Мы взяли эти связки папок и пошли во двор. Откровенно говоря, я думал, что Саша решил меня попросту попугать, а в действительности, как он первоначально хотел, передаст эти папки мне! Поэтому я не очень удивился, что мы вышли из квартиры не по парадной лестнице, а чёрным ходом, однако во дворе он действительно подошёл к куче строительного мусора (во дворе разбирали какой-то старый флигель), бросил папки на землю и, вынув несколько листков со стихами, поджёг их. Тут же, раскрыв одну из папок, стал вытряхивать в разгорающийся костёр листочки с рисунками и машинописью!.. Тут до меня окончательно дошёл весь ужас происходящего… Я судорожно вцепился в те папки, которые держал, и пытался всячески отговорить Сашу от этого безумия, но всё было тщетно… он не хотел ничего понимать… Папки со своим бесценным содержимым – одна за одной, летели в костёр!
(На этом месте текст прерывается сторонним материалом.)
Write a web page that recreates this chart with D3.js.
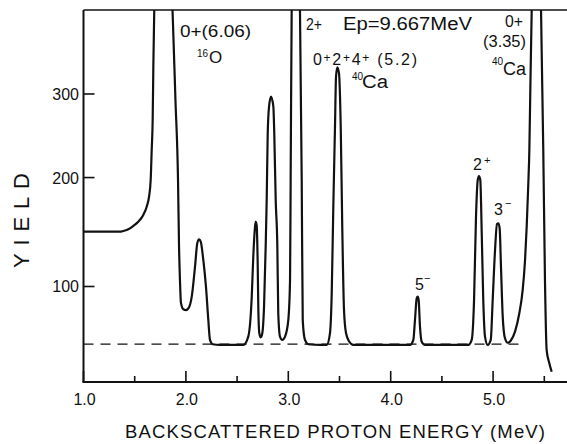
<!DOCTYPE html>
<html><head><meta charset="utf-8">
<script src="https://cdn.jsdelivr.net/npm/d3@7"></script>
<style>
html,body{margin:0;padding:0;background:#fff;}
svg{display:block;}
text{font-family:"Liberation Sans",Arial,sans-serif;fill:#111;}
</style>
</head><body>
<svg id="c" width="567" height="444"></svg>
<script>
// Backscattered proton energy (MeV)
const energy = [1.000,1.259,1.356,1.389,1.438,1.486,1.535,1.584,1.617,1.640,1.656,1.666,1.676,1.682,1.691,1.776,1.871,1.898,1.923,1.933,1.942,1.952,1.975,2.001,2.033,2.057,2.089,2.111,2.128,2.145,2.170,2.196,2.219,2.235,2.262,2.333,2.561,2.609,2.643,2.658,2.675,2.682,2.691,2.701,2.707,2.717,2.731,2.746,2.763,2.779,2.789,2.799,2.812,2.831,2.854,2.863,2.877,2.893,2.902,2.919,2.941,2.968,3.000,3.017,3.023,3.033,3.075,3.114,3.131,3.141,3.163,3.195,3.310,3.375,3.407,3.424,3.439,3.456,3.466,3.479,3.495,3.512,3.527,3.544,3.564,3.596,3.635,4.189,4.221,4.237,4.254,4.264,4.273,4.286,4.303,4.335,4.758,4.791,4.814,4.833,4.850,4.862,4.875,4.889,4.904,4.921,4.947,4.977,4.996,5.019,5.038,5.051,5.064,5.077,5.094,5.116,5.143,5.172,5.214,5.256,5.289,5.312,5.328,5.344,5.354,5.365,5.377,5.429,5.468,5.490,5.507,5.523,5.546,5.572];
// Yield (counts)
const yieldVals = [146,146,146,146.7,148.2,151.3,155.3,161.8,169.9,179.9,197.4,230.7,270.8,337.0,420.7,700,413.0,292.1,197.4,132.6,105.0,87.8,83.4,82.9,85.2,92.4,115.6,135.6,139.1,137.0,121.2,99.8,76.1,63.5,60.9,60.5,60.5,65.5,92.4,123.9,150.6,155.3,152.2,118.4,85.2,67.6,65.1,67.6,85.2,132.6,176.6,250.4,283.5,296.4,283.5,250.4,176.6,132.6,80.7,65.5,63.5,65.5,76.1,105.0,197.4,420.7,700,420.7,197.4,76.1,63.5,60.9,60.5,60.5,67.6,94.9,166.6,258.4,323.2,336.2,327.8,258.4,150.6,82.9,67.6,62.4,60.5,60.5,63.5,76.1,91.2,92.4,90.0,71.8,62.4,60.5,60.5,63.5,90.0,160.1,197.4,201.7,197.4,144.6,90.0,65.5,60.5,63.5,90.0,129.7,153.2,153.8,149.2,115.6,78.4,64.5,61.8,63.0,68.6,80.7,97.4,121.2,150.6,193.9,230.7,318.7,420.7,700,420.7,230.7,102.7,57.5,50.8,45.7];
const xMajorTicks = [1.0,2.0,3.0,4.0,5.0];
const xTickLabels = ["1.0","2.0","3.0","4.0","5.0"];
const xMinorTicks = [1.5,2.5,3.5,4.5,5.5];
const yTicks = [100,200,300];
const yTickLabels = ["100","200","300"];
const baselineYield = 61;
const baselineRange = [1.0, 5.263];

const svg = d3.select("#c");
const W = 567, H = 444;
const pL = 83.5, pR = 567, pT = 10, pB = 382;

const x = d3.scaleLinear().domain([1.0, 5.5]).range([83.5, 544.3]);
const y = d3.scaleSqrt().domain([40.56, 420.8]).range([pB, pT]);

svg.append("rect").attr("width", W).attr("height", H).attr("fill", "#fff");

svg.append("defs").append("clipPath").attr("id", "clip")
  .append("rect").attr("x", pL).attr("y", pT).attr("width", pR - pL).attr("height", pB - pT);

const ink = "#111";

// frame lines
svg.append("line").attr("x1", pL).attr("x2", pR).attr("y1", pT).attr("y2", pT)
  .attr("stroke", ink).attr("stroke-width", 1.6);
svg.append("line").attr("x1", pL).attr("x2", pL).attr("y1", pT).attr("y2", pB)
  .attr("stroke", ink).attr("stroke-width", 2);
svg.append("line").attr("x1", pL - 1).attr("x2", pR).attr("y1", pB).attr("y2", pB)
  .attr("stroke", ink).attr("stroke-width", 2);

// x ticks (inward)
svg.selectAll(".xmaj").data(xMajorTicks).enter().append("line")
  .attr("x1", d => x(d)).attr("x2", d => x(d)).attr("y1", pB).attr("y2", pB - 11)
  .attr("stroke", ink).attr("stroke-width", 1.6);
svg.selectAll(".xmin").data(xMinorTicks).enter().append("line")
  .attr("x1", d => x(d)).attr("x2", d => x(d)).attr("y1", pB).attr("y2", pB - 6)
  .attr("stroke", ink).attr("stroke-width", 1.6);
svg.selectAll(".xlab").data(xMajorTicks).enter().append("text")
  .attr("x", d => x(d) + 1).attr("y", 405).attr("text-anchor", "middle")
  .attr("font-size", 16).text((d, i) => xTickLabels[i]);

// y ticks (inward)
svg.selectAll(".ytk").data(yTicks).enter().append("line")
  .attr("x1", pL).attr("x2", pL + 11).attr("y1", d => y(d)).attr("y2", d => y(d))
  .attr("stroke", ink).attr("stroke-width", 1.6);
svg.selectAll(".ylab").data(yTicks).enter().append("text")
  .attr("x", 79).attr("y", d => y(d) + 6).attr("text-anchor", "end")
  .attr("font-size", 16).text((d, i) => yTickLabels[i]);

// axis titles
svg.append("text").attr("x", 125).attr("y", 438).attr("font-size", 18.5)
  .attr("textLength", 420).attr("lengthAdjust", "spacing")
  .text("BACKSCATTERED  PROTON  ENERGY  (MeV)");
svg.append("text").attr("transform", "translate(29,268) rotate(-90)")
  .attr("font-size", 22).attr("textLength", 95).attr("lengthAdjust", "spacing")
  .text("YIELD");

// dashed background line
svg.append("line")
  .attr("x1", x(baselineRange[0])).attr("x2", x(baselineRange[1]))
  .attr("y1", y(baselineYield)).attr("y2", y(baselineYield))
  .attr("stroke", ink).attr("stroke-width", 1.4).attr("stroke-dasharray", "10,7");

// spectrum
const pts = energy.map((e, i) => [e, yieldVals[i]]);
const line = d3.line().x(d => x(d[0])).y(d => y(d[1])).curve(d3.curveMonotoneX);
svg.append("path").attr("d", line(pts)).attr("clip-path", "url(#clip)")
  .attr("fill", "none").attr("stroke", ink).attr("stroke-width", 2.2)
  .attr("stroke-linejoin", "round");

// annotations
function txt(xp, yp, s, fs, tl) {
  const t = svg.append("text").attr("x", xp).attr("y", yp).attr("font-size", fs).text(s);
  if (tl) t.attr("textLength", tl).attr("lengthAdjust", "spacingAndGlyphs");
  return t;
}
txt(180, 37, "0+(6.06)", 16, 71);
txt(197, 57, "16", 10);
txt(209, 63, "O", 17);
txt(306, 30, "2+", 17, 16);
txt(343, 30, "Ep=9.667MeV", 18, 129);
// 0+ 2+ 4+ (5.2)
const t4 = svg.append("text").attr("x", 313).attr("y", 65).attr("font-size", 16);
[["0",0],["+",1],["2",0],["+",1],["4",0],["+",1],[" (5.2)",0]].forEach(([s, sup]) => {
  t4.append("tspan").attr("font-size", sup ? 12 : 16).attr("baseline-shift", sup ? "3" : "0").text(s);
});
t4.attr("textLength", 104).attr("lengthAdjust", "spacing");
txt(352, 80, "40", 10);
txt(362, 88, "Ca", 18, 26);
txt(505, 27, "0+", 16, 18);
txt(483, 47, "(3.35)", 16, 43);
txt(492, 65, "40", 10);
txt(503, 75, "Ca", 18, 23);
txt(415, 290, "5", 16);
txt(424, 282, "\u2212", 11);
txt(473, 170, "2", 16);
txt(484, 164, "+", 11);
txt(494, 215, "3", 16);
txt(505, 207, "\u2212", 11);
</script>
</body></html>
Гибнул весь его поэтический труд, все его стихи, графика, рисунки, наброски, – весь его творческий арсенал, созданный за минувшие 20 лет!.. Александр Морев творил своё творческое самосожжение… И эта дикая трагедия совершилась сегодня – 11 октября 1967 года, на Васильевском Острове, на 9-ой линии, во дворе дома №44, в 12.00 – 12.30 дня… И всё это – на моих глазах, и было до боли обидно, что ничем воспрепятствовать я был не в силах.. В глубине души теплилась надежда, что ещё не всё потеряно: ведь у многочисленных его друзей и знакомых есть, разумеется, подборки его стихов! И можно будет бросить клич и, по-возможности, собрать какую-то часть его стихов! Да и он сам, когда успокоится и придёт в себя, сможет кое-какие тексты восстановить по памяти!. Но это, в лучшем случае, лишь какая-то часть.. А художнические работы, увы, погибли безвозвратно…»

А вот как пишет об Александре Мореве его близкий друг, петербургский поэт Анатолий Домашёв в своем «Предисловии к бессмертию»: «3 января 2009 года Александру Мореву исполнилось бы 75 лет. А когда его не стало, ему было только 45. Предположительно случилось это душной июльской ночью 1979 года с субботы на воскресенье 7-го или 8-го числа.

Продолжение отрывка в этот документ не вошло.